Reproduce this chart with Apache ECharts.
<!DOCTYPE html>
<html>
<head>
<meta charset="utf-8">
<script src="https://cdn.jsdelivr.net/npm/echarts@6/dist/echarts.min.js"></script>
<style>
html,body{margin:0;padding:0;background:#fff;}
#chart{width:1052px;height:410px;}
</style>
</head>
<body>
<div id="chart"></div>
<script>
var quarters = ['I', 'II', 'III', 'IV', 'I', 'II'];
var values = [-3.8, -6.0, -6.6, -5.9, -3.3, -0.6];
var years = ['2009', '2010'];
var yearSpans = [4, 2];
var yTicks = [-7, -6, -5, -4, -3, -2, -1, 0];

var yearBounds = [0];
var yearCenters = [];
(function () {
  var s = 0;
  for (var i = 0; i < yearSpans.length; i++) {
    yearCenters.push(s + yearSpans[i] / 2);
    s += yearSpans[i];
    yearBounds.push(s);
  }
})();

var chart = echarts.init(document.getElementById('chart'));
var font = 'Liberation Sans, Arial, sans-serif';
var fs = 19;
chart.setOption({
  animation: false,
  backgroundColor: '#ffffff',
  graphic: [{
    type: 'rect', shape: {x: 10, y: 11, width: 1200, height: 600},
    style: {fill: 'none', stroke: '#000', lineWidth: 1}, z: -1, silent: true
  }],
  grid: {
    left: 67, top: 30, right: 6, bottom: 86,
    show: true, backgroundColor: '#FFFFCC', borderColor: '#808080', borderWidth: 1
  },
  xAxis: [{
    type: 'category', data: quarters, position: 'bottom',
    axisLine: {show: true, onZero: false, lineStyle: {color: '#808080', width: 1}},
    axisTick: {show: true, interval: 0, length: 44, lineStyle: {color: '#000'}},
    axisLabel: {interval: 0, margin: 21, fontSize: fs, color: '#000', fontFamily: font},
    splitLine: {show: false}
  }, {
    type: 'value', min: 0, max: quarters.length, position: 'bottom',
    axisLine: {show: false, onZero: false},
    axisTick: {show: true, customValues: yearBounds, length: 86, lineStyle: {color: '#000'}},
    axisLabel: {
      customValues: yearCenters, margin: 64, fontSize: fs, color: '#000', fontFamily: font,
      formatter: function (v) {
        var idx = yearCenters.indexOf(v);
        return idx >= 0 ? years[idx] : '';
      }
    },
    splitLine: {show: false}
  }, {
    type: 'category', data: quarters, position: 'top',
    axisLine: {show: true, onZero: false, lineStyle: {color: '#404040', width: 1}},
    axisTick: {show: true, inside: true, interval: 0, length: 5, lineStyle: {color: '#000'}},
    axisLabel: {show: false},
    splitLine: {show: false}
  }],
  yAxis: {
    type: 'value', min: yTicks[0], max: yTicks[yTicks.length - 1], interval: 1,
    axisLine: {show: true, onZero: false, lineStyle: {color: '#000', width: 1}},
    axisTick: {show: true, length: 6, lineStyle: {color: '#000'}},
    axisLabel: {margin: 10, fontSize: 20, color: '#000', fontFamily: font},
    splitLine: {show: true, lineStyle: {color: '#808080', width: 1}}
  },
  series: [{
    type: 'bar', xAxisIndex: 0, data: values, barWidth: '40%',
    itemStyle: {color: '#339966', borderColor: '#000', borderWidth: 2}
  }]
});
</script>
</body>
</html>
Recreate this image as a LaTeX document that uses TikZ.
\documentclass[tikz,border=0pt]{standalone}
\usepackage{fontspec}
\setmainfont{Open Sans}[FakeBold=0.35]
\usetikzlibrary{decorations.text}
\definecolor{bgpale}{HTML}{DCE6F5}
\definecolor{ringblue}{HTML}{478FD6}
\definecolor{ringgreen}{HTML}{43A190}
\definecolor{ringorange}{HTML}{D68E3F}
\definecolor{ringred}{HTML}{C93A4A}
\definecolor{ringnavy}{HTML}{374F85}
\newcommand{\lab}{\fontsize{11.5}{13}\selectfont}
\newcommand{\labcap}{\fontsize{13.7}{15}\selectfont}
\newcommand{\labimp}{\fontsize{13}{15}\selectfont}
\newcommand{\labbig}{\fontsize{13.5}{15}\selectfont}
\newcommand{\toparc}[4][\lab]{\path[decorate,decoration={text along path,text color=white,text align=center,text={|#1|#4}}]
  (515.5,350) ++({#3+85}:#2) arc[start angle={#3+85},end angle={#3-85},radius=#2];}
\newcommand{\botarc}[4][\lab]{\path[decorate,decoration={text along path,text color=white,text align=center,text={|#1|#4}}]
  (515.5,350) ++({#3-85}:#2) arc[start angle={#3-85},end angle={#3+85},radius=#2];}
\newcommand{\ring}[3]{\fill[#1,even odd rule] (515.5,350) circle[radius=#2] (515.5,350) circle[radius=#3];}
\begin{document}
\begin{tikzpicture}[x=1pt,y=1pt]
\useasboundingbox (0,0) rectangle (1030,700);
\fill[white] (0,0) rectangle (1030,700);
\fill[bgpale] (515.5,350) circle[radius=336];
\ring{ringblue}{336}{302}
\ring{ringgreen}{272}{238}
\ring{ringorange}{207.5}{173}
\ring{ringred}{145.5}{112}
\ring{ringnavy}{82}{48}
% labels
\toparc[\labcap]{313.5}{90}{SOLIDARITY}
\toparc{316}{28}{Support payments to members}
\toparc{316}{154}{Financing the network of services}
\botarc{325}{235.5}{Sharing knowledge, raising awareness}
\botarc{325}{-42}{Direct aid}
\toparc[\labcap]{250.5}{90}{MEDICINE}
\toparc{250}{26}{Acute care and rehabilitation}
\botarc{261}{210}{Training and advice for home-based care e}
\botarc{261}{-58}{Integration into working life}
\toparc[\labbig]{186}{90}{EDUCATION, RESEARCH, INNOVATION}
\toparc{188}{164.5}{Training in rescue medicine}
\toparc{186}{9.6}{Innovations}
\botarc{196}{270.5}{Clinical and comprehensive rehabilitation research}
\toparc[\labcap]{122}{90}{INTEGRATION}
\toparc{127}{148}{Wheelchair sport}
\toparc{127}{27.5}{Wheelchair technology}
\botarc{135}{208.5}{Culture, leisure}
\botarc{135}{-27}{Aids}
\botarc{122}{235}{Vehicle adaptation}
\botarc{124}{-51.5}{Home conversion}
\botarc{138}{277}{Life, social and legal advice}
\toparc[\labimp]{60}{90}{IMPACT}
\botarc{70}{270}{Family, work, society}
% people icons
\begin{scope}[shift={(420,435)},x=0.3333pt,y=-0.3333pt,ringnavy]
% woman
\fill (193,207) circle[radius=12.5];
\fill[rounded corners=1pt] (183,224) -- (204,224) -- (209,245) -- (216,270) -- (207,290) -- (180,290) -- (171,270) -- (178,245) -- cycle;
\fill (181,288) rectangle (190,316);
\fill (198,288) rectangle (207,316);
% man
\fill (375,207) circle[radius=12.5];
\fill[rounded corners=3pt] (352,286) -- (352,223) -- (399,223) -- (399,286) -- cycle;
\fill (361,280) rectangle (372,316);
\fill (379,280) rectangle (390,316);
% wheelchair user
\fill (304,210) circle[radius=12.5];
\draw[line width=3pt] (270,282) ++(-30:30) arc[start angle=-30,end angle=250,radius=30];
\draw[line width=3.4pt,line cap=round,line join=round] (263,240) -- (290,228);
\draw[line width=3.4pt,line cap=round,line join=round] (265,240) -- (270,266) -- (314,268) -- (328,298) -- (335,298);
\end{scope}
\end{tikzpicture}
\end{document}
****************
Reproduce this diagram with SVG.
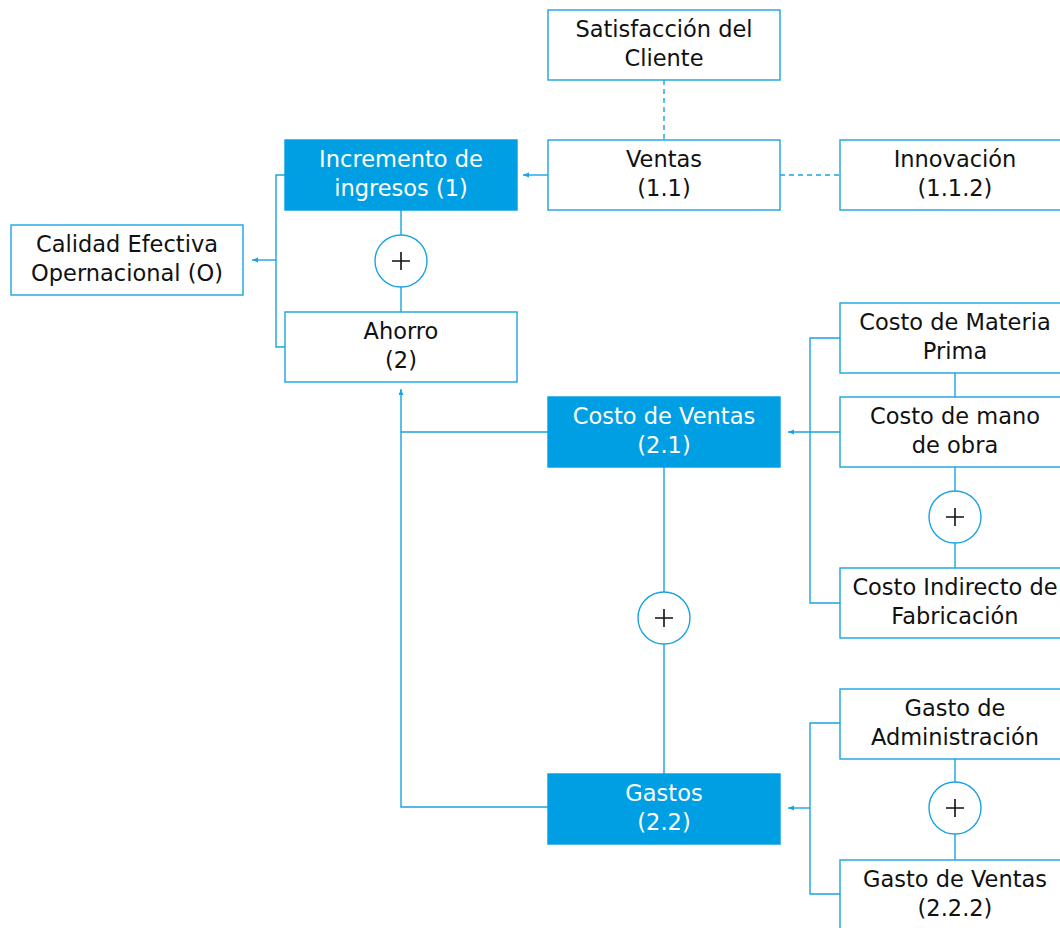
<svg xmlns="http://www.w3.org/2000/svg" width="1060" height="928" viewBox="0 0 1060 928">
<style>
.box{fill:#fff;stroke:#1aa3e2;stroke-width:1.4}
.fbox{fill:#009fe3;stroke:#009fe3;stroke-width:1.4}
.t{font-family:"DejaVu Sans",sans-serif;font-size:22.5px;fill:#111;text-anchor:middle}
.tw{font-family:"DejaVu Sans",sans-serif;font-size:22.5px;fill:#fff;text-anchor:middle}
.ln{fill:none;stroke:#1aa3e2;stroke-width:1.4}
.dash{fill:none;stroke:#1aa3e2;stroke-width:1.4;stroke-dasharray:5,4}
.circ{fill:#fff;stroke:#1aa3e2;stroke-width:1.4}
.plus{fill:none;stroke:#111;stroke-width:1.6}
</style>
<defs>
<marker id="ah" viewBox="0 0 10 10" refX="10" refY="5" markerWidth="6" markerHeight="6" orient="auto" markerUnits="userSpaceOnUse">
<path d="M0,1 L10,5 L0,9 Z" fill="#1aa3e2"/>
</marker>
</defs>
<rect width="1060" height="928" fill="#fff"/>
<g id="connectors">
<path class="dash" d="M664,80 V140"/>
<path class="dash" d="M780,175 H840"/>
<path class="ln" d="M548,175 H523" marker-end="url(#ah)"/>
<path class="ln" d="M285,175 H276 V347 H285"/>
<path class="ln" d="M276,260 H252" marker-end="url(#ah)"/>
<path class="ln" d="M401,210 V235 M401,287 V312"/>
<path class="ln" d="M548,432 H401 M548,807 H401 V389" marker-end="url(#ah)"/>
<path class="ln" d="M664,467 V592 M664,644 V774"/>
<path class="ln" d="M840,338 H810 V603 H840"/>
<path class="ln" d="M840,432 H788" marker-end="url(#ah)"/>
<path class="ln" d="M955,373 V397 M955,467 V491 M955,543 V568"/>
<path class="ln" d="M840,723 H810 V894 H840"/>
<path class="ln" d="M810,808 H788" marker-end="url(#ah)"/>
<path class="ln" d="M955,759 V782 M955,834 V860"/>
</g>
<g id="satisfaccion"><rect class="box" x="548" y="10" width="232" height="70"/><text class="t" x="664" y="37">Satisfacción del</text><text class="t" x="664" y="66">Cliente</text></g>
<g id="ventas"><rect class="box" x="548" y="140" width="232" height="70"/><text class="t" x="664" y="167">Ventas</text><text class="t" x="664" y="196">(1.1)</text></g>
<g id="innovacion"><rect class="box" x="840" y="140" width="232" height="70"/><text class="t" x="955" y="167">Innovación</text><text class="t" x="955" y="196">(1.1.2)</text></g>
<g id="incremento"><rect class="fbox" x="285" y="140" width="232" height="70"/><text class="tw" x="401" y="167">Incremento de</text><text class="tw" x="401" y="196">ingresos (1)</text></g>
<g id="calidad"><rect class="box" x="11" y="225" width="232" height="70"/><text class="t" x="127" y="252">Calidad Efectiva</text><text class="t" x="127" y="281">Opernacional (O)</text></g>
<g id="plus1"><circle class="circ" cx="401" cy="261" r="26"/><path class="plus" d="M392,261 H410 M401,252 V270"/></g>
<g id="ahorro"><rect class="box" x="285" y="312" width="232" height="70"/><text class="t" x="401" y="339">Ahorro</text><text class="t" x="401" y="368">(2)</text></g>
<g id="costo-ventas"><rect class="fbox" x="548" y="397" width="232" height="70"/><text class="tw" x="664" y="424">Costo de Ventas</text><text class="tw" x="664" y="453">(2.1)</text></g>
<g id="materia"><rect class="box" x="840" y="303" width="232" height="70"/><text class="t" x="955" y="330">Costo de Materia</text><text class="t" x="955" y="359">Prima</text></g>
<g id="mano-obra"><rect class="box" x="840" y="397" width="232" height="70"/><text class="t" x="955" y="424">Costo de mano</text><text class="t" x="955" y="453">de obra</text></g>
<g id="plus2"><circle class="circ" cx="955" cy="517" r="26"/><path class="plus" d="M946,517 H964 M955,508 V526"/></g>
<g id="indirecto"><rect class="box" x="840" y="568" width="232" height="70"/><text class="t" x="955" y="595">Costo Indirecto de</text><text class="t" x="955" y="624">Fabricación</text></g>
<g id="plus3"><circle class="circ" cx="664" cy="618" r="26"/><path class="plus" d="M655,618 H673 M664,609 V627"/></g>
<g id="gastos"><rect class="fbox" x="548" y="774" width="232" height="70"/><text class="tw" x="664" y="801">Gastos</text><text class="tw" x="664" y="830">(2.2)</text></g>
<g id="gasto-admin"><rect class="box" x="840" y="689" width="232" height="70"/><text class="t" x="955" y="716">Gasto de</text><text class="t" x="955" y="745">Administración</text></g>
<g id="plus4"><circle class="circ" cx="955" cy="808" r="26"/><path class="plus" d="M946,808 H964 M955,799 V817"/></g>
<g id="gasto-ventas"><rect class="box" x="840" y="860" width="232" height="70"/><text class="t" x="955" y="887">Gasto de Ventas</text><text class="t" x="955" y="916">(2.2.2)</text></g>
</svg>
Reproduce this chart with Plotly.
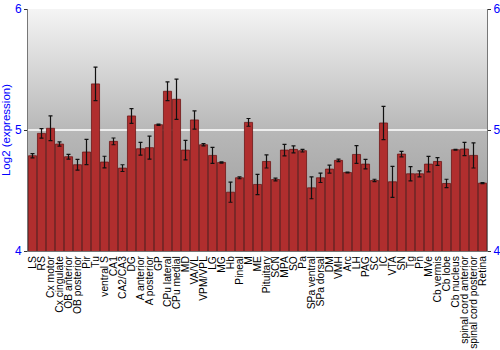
****************
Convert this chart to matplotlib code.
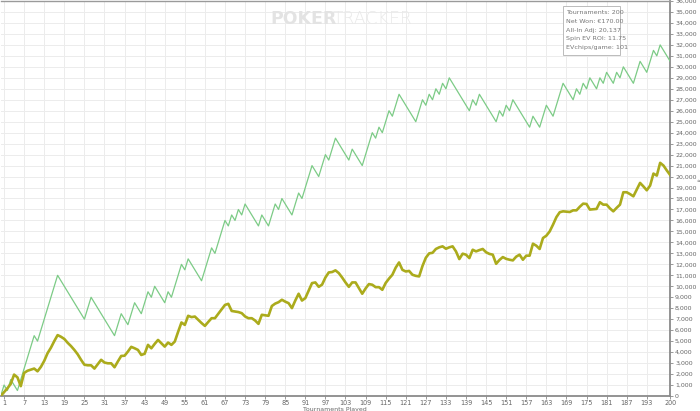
****************
What is the number of lines above that contain the string "this"? Answer with the number alone.

Reply to the task
5